Abstract

This paper mainly extensively investigates the effects of layer direction, notch shape and notch size on the tensile mechanical behavior and failure mechanisms of notched fiber metal laminates (FMLs) by numerical and experimental methods. In virtue of Digital image correlation (DIC) technique, tensile tests are implemented to measure tensile stress-strain responses, displacement distributions and localized strain fields of different notched FMLs. Subsequently, the progressive damage analysis considering thermal residual stress is conducted to characterize failure modes and progressive damage evolution of notched FMLs, which contains the intra-laminar damage in composite laminates and the interfacial delamination between aluminum sheets/composite laminates simultaneously. Results demonstrate that the ultimate notch strength is more sensitive to layer direction and notch size in comparison with notch shape. FMLs with smaller notches exhibit more prominent directional dependence than those with larger notches.
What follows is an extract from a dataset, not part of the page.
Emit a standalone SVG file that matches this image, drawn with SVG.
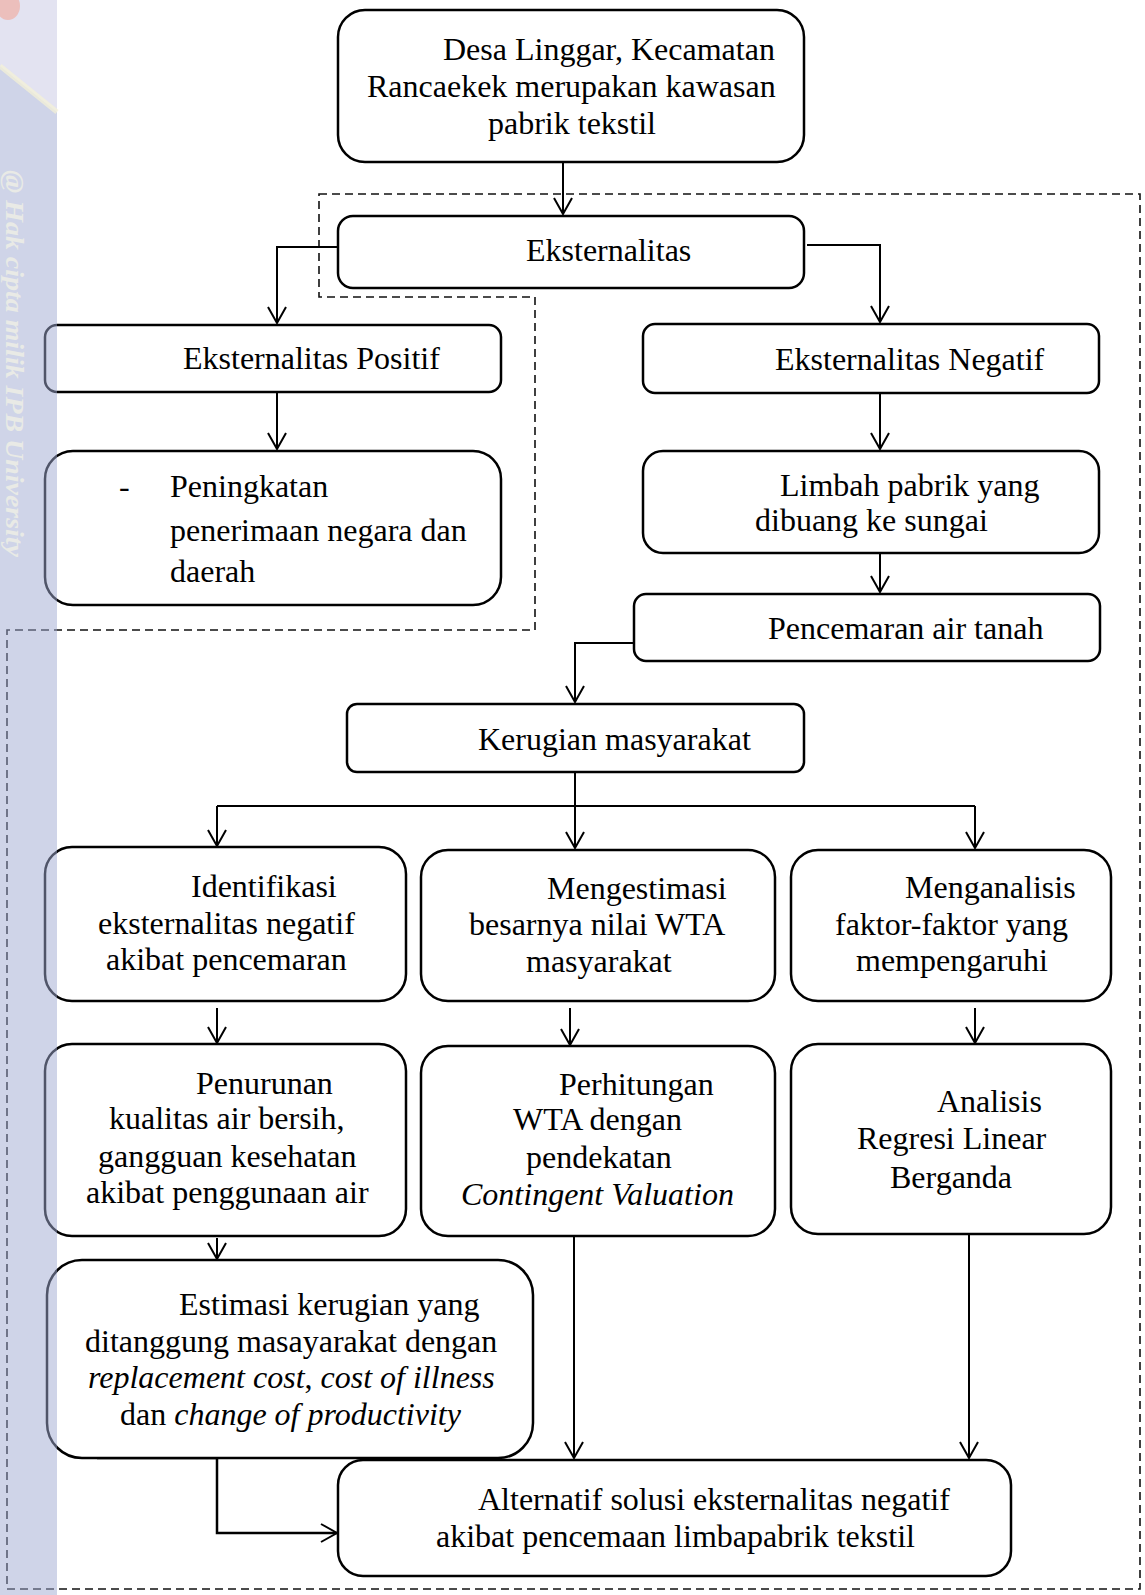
<svg xmlns="http://www.w3.org/2000/svg" width="1145" height="1595" viewBox="0 0 1145 1595">
<style>
.box{fill:#fff;stroke:#000;stroke-width:2.5}
.t{font-family:"Liberation Serif","Times New Roman",serif;font-size:32px;fill:#000}
.i{font-style:italic}
.c{fill:none;stroke:#000;stroke-width:2}
.dash{fill:none;stroke:#111;stroke-width:1.6;stroke-dasharray:8 5}
</style>
<defs>
<marker id="arr" viewBox="-18 -11 20 22" markerWidth="20" markerHeight="22" refX="0" refY="0" orient="auto" markerUnits="userSpaceOnUse">
<path d="M-16,-9 L0,0 L-16,9" fill="none" stroke="#000" stroke-width="2"/>
</marker>
</defs>
<rect width="1145" height="1595" fill="#fff"/>
<path class="dash" d="M319,194 H1140 V1589 H7 V630 H535 V297 H319 Z"/>
<g id="connectors">
<path class="c" d="M563,162 V214" marker-end="url(#arr)"/>
<path class="c" d="M338,247 H277 V323" marker-end="url(#arr)"/>
<path class="c" d="M807,245 H880 V322" marker-end="url(#arr)"/>
<path class="c" d="M277,392 V449" marker-end="url(#arr)"/>
<path class="c" d="M880,393 V449" marker-end="url(#arr)"/>
<path class="c" d="M880,553 V592" marker-end="url(#arr)"/>
<path class="c" d="M634,643 H575 V702" marker-end="url(#arr)"/>
<path class="c" d="M575,772 V848" marker-end="url(#arr)"/>
<path class="c" d="M217,806 H975"/>
<path class="c" d="M217,806 V846" marker-end="url(#arr)"/>
<path class="c" d="M975,806 V848" marker-end="url(#arr)"/>
<path class="c" d="M217,1008 V1043" marker-end="url(#arr)"/>
<path class="c" d="M570,1008 V1045" marker-end="url(#arr)"/>
<path class="c" d="M975,1008 V1043" marker-end="url(#arr)"/>
<path class="c" d="M217,1238 V1259" marker-end="url(#arr)"/>
<path class="c" d="M574,1236 V1458" marker-end="url(#arr)"/>
<path class="c" d="M969,1234 V1458" marker-end="url(#arr)"/>
<path class="c" d="M97,1458 H217 V1533 H337" marker-end="url(#arr)" style="stroke-width:2.5"/>
</g>
<g id="n1"><rect class="box" x="338" y="10" width="466" height="152" rx="27"/>
<text class="t"><tspan x="443" y="60">Desa Linggar, Kecamatan</tspan><tspan x="367" y="97">Rancaekek merupakan kawasan</tspan><tspan x="488" y="134">pabrik tekstil</tspan></text></g>
<g id="n2"><rect class="box" x="338" y="216" width="466" height="72" rx="15"/>
<text class="t" x="526" y="261">Eksternalitas</text></g>
<g id="n3"><rect class="box" x="45" y="325" width="456" height="67" rx="12"/>
<text class="t" x="183" y="369">Eksternalitas Positif</text></g>
<g id="n4"><rect class="box" x="45" y="451" width="456" height="154" rx="28"/>
<text class="t"><tspan x="119" y="497">-</tspan><tspan x="170" y="497">Peningkatan</tspan><tspan x="170" y="541">penerimaan negara dan</tspan><tspan x="170" y="582">daerah</tspan></text></g>
<g id="n5"><rect class="box" x="643" y="324" width="456" height="69" rx="12"/>
<text class="t" x="775" y="370">Eksternalitas Negatif</text></g>
<g id="n6"><rect class="box" x="643" y="451" width="456" height="102" rx="20"/>
<text class="t"><tspan x="780" y="496">Limbah pabrik yang</tspan><tspan x="755" y="531">dibuang ke sungai</tspan></text></g>
<g id="n7"><rect class="box" x="634" y="594" width="466" height="67" rx="12"/>
<text class="t" x="768" y="639">Pencemaran air tanah</text></g>
<g id="n8"><rect class="box" x="347" y="704" width="457" height="68" rx="10"/>
<text class="t" x="478" y="750">Kerugian masyarakat</text></g>
<g id="n9"><rect class="box" x="45" y="847" width="361" height="154" rx="27"/>
<text class="t"><tspan x="191" y="897">Identifikasi</tspan><tspan x="98" y="934">eksternalitas negatif</tspan><tspan x="106" y="970">akibat pencemaran</tspan></text></g>
<g id="n10"><rect class="box" x="421" y="850" width="354" height="151" rx="27"/>
<text class="t"><tspan x="547" y="899">Mengestimasi</tspan><tspan x="469" y="935">besarnya nilai WTA</tspan><tspan x="526" y="972">masyarakat</tspan></text></g>
<g id="n11"><rect class="box" x="791" y="850" width="320" height="151" rx="27"/>
<text class="t"><tspan x="905" y="898">Menganalisis</tspan><tspan x="835" y="935">faktor-faktor yang</tspan><tspan x="856" y="971">mempengaruhi</tspan></text></g>
<g id="n12"><rect class="box" x="45" y="1044" width="361" height="192" rx="27"/>
<text class="t"><tspan x="196" y="1094">Penurunan</tspan><tspan x="109" y="1129">kualitas air bersih,</tspan><tspan x="98" y="1167">gangguan kesehatan</tspan><tspan x="86" y="1203">akibat penggunaan air</tspan></text></g>
<g id="n13"><rect class="box" x="421" y="1046" width="354" height="190" rx="27"/>
<text class="t"><tspan x="559" y="1095">Perhitungan</tspan><tspan x="513" y="1130">WTA dengan</tspan><tspan x="526" y="1168">pendekatan</tspan><tspan class="i" x="461" y="1205">Contingent Valuation</tspan></text></g>
<g id="n14"><rect class="box" x="791" y="1044" width="320" height="190" rx="27"/>
<text class="t"><tspan x="937" y="1112">Analisis</tspan><tspan x="857" y="1149">Regresi Linear</tspan><tspan x="890" y="1188">Berganda</tspan></text></g>
<g id="n15"><rect class="box" x="47" y="1260" width="486" height="198" rx="35"/>
<text class="t"><tspan x="179" y="1315">Estimasi kerugian yang</tspan><tspan x="85" y="1352">ditanggung masayarakat dengan</tspan><tspan x="88" y="1388"><tspan class="i">replacement cost</tspan>, <tspan class="i">cost of illness</tspan></tspan><tspan x="120" y="1425">dan <tspan class="i">change of productivity</tspan></tspan></text></g>
<g id="n16"><rect class="box" x="338" y="1460" width="673" height="116" rx="25"/>
<text class="t"><tspan x="478" y="1510">Alternatif solusi eksternalitas negatif</tspan><tspan x="436" y="1547">akibat pencemaan limbapabrik tekstil</tspan></text></g>
<g id="watermark">
<polygon points="0,0 57,0 57,112 0,66" fill="rgb(200,200,228)" opacity="0.5"/>
<polygon points="0,66 57,112 57,1595 0,1595" fill="rgb(160,169,209)" opacity="0.5"/>
<ellipse cx="8" cy="6" rx="12" ry="14" fill="#f2a79a" opacity="0.6"/>
<line x1="0" y1="66" x2="57" y2="112" stroke="#f6f3d6" stroke-width="5" opacity="0.7"/>
<text x="6" y="170" transform="rotate(90 6 170)" textLength="387" lengthAdjust="spacingAndGlyphs" font-family="Liberation Serif, serif" font-size="25" font-weight="bold" font-style="italic" fill="#f4f4e6" opacity="0.7">@ Hak cipta milik IPB University</text>
</g>
</svg>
Additionally, regarding to fracture morphologies, notched FMLs present typical brittle fracture for on-axis case, while they manifest as initial transverse fracture following tilted cracking along fiber directions for off-axis case. Consequently, with the increase of layer direction, the final failure mode of notched FMLs results from fiber-driven to aluminum-driven, and the critical damage mechanism gradually transfers from tension dominated to tension-shear dominated.